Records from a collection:
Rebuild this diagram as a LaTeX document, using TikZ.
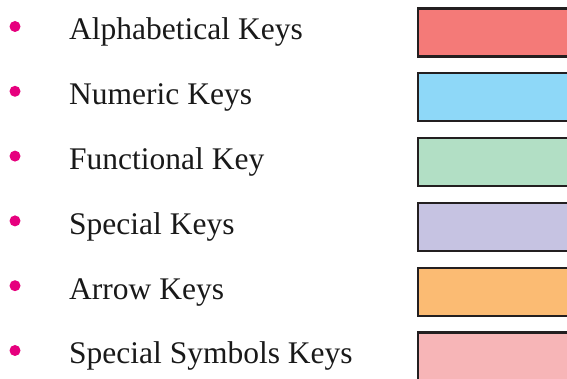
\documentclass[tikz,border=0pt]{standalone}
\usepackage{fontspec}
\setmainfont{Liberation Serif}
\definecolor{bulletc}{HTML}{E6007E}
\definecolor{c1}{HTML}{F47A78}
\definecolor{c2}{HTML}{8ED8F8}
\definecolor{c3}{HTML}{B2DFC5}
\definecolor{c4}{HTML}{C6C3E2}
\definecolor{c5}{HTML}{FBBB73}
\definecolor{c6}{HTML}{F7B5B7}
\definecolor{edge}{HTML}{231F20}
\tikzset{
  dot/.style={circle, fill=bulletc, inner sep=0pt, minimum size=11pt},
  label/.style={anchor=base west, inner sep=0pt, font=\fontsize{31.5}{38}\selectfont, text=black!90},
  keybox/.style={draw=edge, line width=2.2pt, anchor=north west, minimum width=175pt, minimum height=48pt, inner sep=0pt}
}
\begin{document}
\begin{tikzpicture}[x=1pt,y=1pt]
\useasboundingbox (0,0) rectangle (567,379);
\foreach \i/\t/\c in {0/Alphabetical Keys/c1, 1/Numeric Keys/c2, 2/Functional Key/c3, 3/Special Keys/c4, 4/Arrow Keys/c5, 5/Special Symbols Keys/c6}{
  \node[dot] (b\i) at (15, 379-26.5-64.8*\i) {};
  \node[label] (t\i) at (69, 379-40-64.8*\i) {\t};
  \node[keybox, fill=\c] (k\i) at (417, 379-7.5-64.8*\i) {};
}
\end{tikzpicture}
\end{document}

...

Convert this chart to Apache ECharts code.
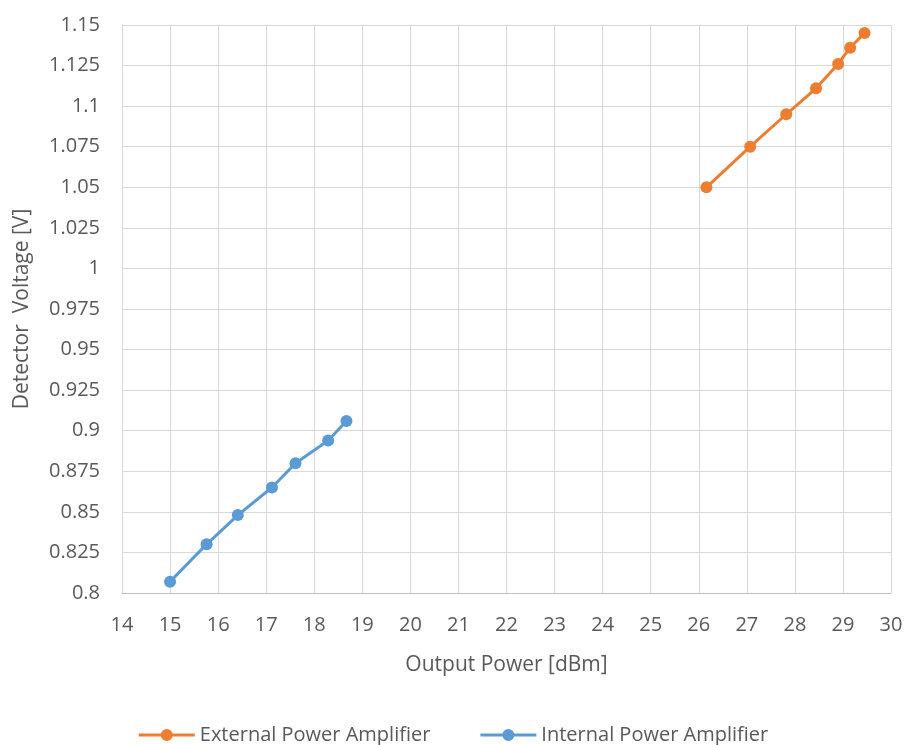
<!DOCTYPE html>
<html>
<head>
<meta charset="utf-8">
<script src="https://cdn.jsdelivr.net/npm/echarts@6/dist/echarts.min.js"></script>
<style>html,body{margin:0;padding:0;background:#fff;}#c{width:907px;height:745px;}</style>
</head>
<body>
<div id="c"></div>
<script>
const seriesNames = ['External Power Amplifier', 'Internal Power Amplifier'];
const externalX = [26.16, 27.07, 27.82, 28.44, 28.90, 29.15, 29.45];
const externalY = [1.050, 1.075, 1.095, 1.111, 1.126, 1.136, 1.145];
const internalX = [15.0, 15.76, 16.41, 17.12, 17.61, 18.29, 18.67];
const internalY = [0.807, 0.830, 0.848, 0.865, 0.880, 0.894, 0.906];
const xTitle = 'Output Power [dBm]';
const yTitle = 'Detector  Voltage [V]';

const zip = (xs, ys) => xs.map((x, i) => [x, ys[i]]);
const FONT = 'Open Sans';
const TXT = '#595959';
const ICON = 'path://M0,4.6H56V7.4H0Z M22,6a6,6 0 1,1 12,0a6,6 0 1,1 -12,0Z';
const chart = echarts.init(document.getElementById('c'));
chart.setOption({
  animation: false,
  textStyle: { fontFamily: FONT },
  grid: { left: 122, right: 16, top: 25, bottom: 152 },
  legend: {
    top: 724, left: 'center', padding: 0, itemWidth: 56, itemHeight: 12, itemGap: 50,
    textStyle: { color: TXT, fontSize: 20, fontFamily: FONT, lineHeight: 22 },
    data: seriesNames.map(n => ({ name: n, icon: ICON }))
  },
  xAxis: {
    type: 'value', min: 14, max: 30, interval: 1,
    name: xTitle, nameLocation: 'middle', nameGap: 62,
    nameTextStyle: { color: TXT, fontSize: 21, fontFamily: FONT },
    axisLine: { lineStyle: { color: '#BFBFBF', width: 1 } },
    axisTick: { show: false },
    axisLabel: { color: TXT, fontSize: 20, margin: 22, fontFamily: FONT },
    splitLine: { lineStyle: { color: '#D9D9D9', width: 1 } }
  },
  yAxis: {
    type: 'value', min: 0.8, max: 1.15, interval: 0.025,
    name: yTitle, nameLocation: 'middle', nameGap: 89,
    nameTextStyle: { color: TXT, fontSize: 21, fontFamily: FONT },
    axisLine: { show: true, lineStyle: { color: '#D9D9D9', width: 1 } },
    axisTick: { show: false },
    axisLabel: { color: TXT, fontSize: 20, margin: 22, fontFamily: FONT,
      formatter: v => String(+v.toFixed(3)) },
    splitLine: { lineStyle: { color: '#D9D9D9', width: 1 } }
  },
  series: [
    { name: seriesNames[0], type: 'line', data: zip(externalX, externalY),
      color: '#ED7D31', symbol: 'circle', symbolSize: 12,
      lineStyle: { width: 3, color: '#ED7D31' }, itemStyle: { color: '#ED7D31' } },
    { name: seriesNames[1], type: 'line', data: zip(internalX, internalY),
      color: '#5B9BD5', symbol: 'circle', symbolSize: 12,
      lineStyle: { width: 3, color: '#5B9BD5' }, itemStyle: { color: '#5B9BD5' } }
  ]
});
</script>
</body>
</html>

...

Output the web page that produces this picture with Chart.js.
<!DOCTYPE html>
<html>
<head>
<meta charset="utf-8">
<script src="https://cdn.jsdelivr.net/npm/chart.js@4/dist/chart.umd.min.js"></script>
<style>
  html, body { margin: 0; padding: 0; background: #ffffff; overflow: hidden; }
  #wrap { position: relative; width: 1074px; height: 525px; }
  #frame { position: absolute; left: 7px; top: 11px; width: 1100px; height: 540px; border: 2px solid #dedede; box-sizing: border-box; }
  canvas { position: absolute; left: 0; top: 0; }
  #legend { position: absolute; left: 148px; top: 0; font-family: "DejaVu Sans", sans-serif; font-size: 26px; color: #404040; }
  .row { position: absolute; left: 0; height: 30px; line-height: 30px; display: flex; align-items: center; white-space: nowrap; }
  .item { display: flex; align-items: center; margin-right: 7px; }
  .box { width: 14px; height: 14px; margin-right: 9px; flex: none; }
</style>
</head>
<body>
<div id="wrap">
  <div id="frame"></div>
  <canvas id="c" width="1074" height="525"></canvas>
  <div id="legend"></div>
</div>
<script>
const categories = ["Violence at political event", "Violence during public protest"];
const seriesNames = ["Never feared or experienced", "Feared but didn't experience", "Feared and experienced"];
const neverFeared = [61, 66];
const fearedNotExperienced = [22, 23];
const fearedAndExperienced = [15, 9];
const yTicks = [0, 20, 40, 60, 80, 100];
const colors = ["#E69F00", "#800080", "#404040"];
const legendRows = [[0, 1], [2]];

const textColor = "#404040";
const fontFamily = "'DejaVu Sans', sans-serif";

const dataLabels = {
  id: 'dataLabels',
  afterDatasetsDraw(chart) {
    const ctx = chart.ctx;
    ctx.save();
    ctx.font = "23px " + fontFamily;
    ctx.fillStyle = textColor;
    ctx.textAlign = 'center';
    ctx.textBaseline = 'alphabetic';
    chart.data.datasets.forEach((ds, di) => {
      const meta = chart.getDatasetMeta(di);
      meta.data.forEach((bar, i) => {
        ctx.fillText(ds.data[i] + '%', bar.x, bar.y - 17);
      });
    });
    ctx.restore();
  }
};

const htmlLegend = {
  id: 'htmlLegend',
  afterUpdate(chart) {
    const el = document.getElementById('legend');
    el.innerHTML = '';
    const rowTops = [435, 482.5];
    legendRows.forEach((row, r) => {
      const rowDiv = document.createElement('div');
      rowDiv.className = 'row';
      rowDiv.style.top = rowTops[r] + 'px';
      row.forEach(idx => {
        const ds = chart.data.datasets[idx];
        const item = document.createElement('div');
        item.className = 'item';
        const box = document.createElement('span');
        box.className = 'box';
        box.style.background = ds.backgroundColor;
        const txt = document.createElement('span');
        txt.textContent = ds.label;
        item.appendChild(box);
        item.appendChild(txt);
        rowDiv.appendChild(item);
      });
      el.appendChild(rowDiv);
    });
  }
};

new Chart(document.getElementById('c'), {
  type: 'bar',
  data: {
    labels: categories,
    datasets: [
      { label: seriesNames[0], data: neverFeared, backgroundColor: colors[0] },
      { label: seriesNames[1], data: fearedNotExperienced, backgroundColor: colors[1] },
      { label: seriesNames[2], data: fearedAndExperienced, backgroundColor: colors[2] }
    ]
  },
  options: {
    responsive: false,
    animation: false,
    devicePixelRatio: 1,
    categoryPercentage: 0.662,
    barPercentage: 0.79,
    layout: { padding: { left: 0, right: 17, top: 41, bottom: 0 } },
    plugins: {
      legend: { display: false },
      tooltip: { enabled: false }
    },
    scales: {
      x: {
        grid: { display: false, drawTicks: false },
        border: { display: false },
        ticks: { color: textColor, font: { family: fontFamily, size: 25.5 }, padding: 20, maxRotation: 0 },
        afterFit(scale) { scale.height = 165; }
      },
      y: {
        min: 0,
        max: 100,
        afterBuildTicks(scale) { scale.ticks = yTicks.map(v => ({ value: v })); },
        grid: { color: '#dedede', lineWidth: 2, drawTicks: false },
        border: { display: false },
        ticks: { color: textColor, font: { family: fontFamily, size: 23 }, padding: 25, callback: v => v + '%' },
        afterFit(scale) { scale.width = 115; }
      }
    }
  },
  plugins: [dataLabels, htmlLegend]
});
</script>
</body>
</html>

(Given exercise):
List all lines above in which the string "Output" appears.

(Answer in full):
const xTitle = 'Output Power [dBm]';
Output the web page that produces this picture with Chart.js.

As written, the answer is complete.